▸ **Requirement**
Leaving out every picture, retype the lines below from the top through the one that contains "Chart.register(...registerables);".

## start Available data

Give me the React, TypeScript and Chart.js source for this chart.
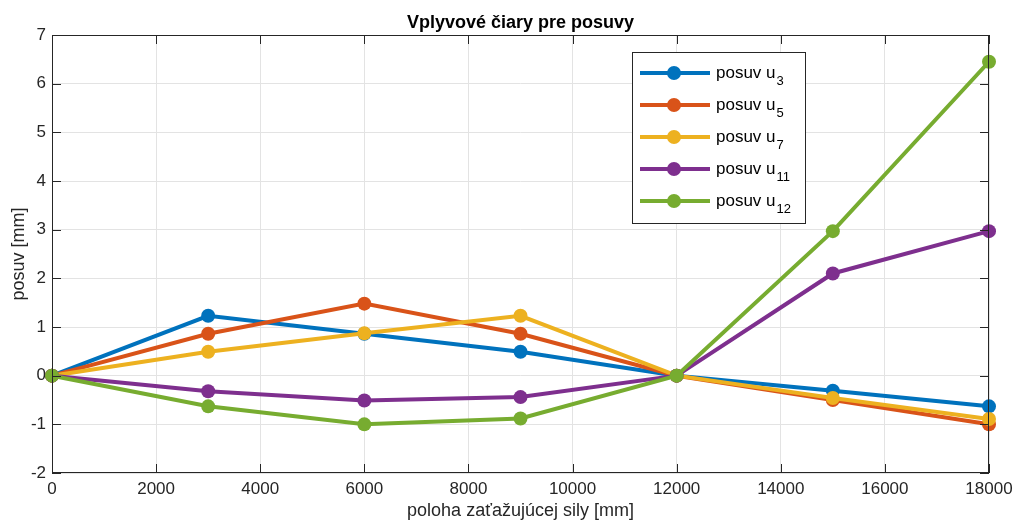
import React, { useEffect, useRef } from "react";
import { Chart, registerables } from "chart.js";

Chart.register(...registerables);

const xPositions = [0, 3000, 6000, 9000, 12000, 15000, 18000];
const seriesNames = ["3", "5", "7", "11", "12"];
const u3 = [0, 1.23, 0.86, 0.49, 0, -0.31, -0.63];
const u5 = [0, 0.86, 1.48, 0.86, 0, -0.5, -1.0];
const u7 = [0, 0.49, 0.87, 1.23, 0, -0.46, -0.89];
const u11 = [0, -0.32, -0.51, -0.44, 0, 2.1, 2.97];
const u12 = [0, -0.63, -1.0, -0.88, 0, 2.97, 6.45];
const seriesValues = [u3, u5, u7, u11, u12];
const colors = ["#0072BD", "#D95319", "#EDB120", "#7E2F8E", "#77AC30"];
const xTicks = [0, 2000, 4000, 6000, 8000, 10000, 12000, 14000, 16000, 18000];
const yTicks = [-2, -1, 0, 1, 2, 3, 4, 5, 6, 7];
const titleText = "Vplyvové čiary pre posuvy";
const xTitle = "poloha zaťažujúcej sily [mm]";
const yTitle = "posuv [mm]";

const FONT = "'Liberation Sans', Arial, Helvetica, sans-serif";

const framePlugin = {
  id: "matlabFrame",
  afterDraw(chart: any) {
    const ctx = chart.ctx;
    const a = chart.chartArea;
    const xs = chart.scales.x;
    const ys = chart.scales.y;
    ctx.save();
    // box
    ctx.strokeStyle = "#262626";
    ctx.lineWidth = 1;
    ctx.strokeRect(a.left + 0.5, a.top + 0.5, a.right - a.left - 1, a.bottom - a.top - 1);
    // ticks
    const tl = 9;
    ctx.beginPath();
    xTicks.forEach((v) => {
      const px = Math.round(xs.getPixelForValue(v)) + 0.5;
      ctx.moveTo(px, a.bottom);
      ctx.lineTo(px, a.bottom - tl);
      ctx.moveTo(px, a.top);
      ctx.lineTo(px, a.top + tl);
    });
    yTicks.forEach((v) => {
      const py = Math.round(ys.getPixelForValue(v)) + 0.5;
      ctx.moveTo(a.left, py);
      ctx.lineTo(a.left + tl, py);
      ctx.moveTo(a.right, py);
      ctx.lineTo(a.right - tl, py);
    });
    ctx.stroke();

    // title
    ctx.fillStyle = "#000000";
    ctx.font = `bold 18px ${FONT}`;
    ctx.textAlign = "center";
    ctx.textBaseline = "alphabetic";
    ctx.fillText(titleText, (a.left + a.right) / 2, 28);

    // axis titles
    ctx.fillStyle = "#262626";
    ctx.font = `18px ${FONT}`;
    ctx.textBaseline = "alphabetic";
    ctx.fillText(xTitle, (a.left + a.right) / 2, 516);
    ctx.save();
    ctx.translate(24, (a.top + a.bottom) / 2);
    ctx.rotate(-Math.PI / 2);
    ctx.fillText(yTitle, 0, 0);
    ctx.restore();

    // legend
    const lx = 632, ly = 52, lw = 173, lh = 171;
    ctx.fillStyle = "#ffffff";
    ctx.fillRect(lx, ly, lw, lh);
    ctx.strokeStyle = "#262626";
    ctx.lineWidth = 1;
    ctx.strokeRect(lx + 0.5, ly + 0.5, lw, lh);
    seriesNames.forEach((n, i) => {
      const cy = ly + 21 + i * 32;
      ctx.strokeStyle = colors[i];
      ctx.lineWidth = 4;
      ctx.beginPath();
      ctx.moveTo(640, cy);
      ctx.lineTo(710, cy);
      ctx.stroke();
      ctx.fillStyle = colors[i];
      ctx.beginPath();
      ctx.arc(674, cy, 7, 0, Math.PI * 2);
      ctx.fill();
      ctx.fillStyle = "#000000";
      ctx.font = `17px ${FONT}`;
      ctx.textAlign = "left";
      ctx.textBaseline = "alphabetic";
      const base = "posuv u";
      ctx.fillText(base, 716, cy + 5);
      const w = ctx.measureText(base).width;
      ctx.font = `13px ${FONT}`;
      ctx.fillText(n, 716 + w + 1, cy + 12);
    });
    ctx.restore();
  },
};

export default function App() {
  const ref = useRef<HTMLCanvasElement>(null);
  useEffect(() => {
    document.body.style.margin = "0";
    Chart.defaults.font.family = FONT;
    const datasets = seriesValues.map((vals, i) => ({
      label: "posuv u" + seriesNames[i],
      data: vals.map((v, j) => ({ x: xPositions[j], y: v })),
      borderColor: colors[i],
      backgroundColor: colors[i],
      borderWidth: 4,
      pointRadius: 7,
      pointBorderWidth: 0,
      pointBackgroundColor: colors[i],
      pointHoverRadius: 7,
      clip: false as any,
      order: seriesNames.length - i,
      tension: 0,
    }));
    const chart = new Chart(ref.current!, {
      type: "line",
      data: { datasets },
      plugins: [framePlugin],
      options: {
        animation: false,
        responsive: false,
        maintainAspectRatio: false,
        layout: { padding: { left: 0, top: 35, right: 30, bottom: 0 } },
        plugins: {
          legend: { display: false },
          title: { display: false },
          tooltip: { enabled: false },
        },
        scales: {
          x: {
            type: "linear",
            min: 0,
            max: 18000,
            afterFit: (s: any) => { s.height = 53; },
            afterBuildTicks: (s: any) => { s.ticks = xTicks.map((v) => ({ value: v })); },
            ticks: {
              color: "#262626",
              font: { size: 17, family: FONT },
              padding: 6,
              maxRotation: 0,
              autoSkip: false,
              callback: (v: any) => String(v),
            },
            grid: { color: "#e3e3e3", drawTicks: false, lineWidth: 1 },
            border: { display: false },
          },
          y: {
            type: "linear",
            min: -2,
            max: 7,
            afterFit: (s: any) => { s.width = 52; },
            afterBuildTicks: (s: any) => { s.ticks = yTicks.map((v) => ({ value: v })); },
            ticks: {
              color: "#262626",
              font: { size: 17, family: FONT },
              padding: 6,
              autoSkip: false,
              callback: (v: any) => String(v),
            },
            grid: { color: "#e3e3e3", drawTicks: false, lineWidth: 1 },
            border: { display: false },
          },
        },
      },
    });
    return () => chart.destroy();
  }, []);
  return (
    <div style={{ position: "absolute", left: 0, top: 0, width: 1019, height: 526, background: "#ffffff" }}>
      <canvas ref={ref} width={1019} height={526} style={{ display: "block" }} />
    </div>
  );
}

## end Available data

▸ **Full response**
Give me the React, TypeScript and Chart.js source for this chart.
import React, { useEffect, useRef } from "react";
import { Chart, registerables } from "chart.js";

Chart.register(...registerables);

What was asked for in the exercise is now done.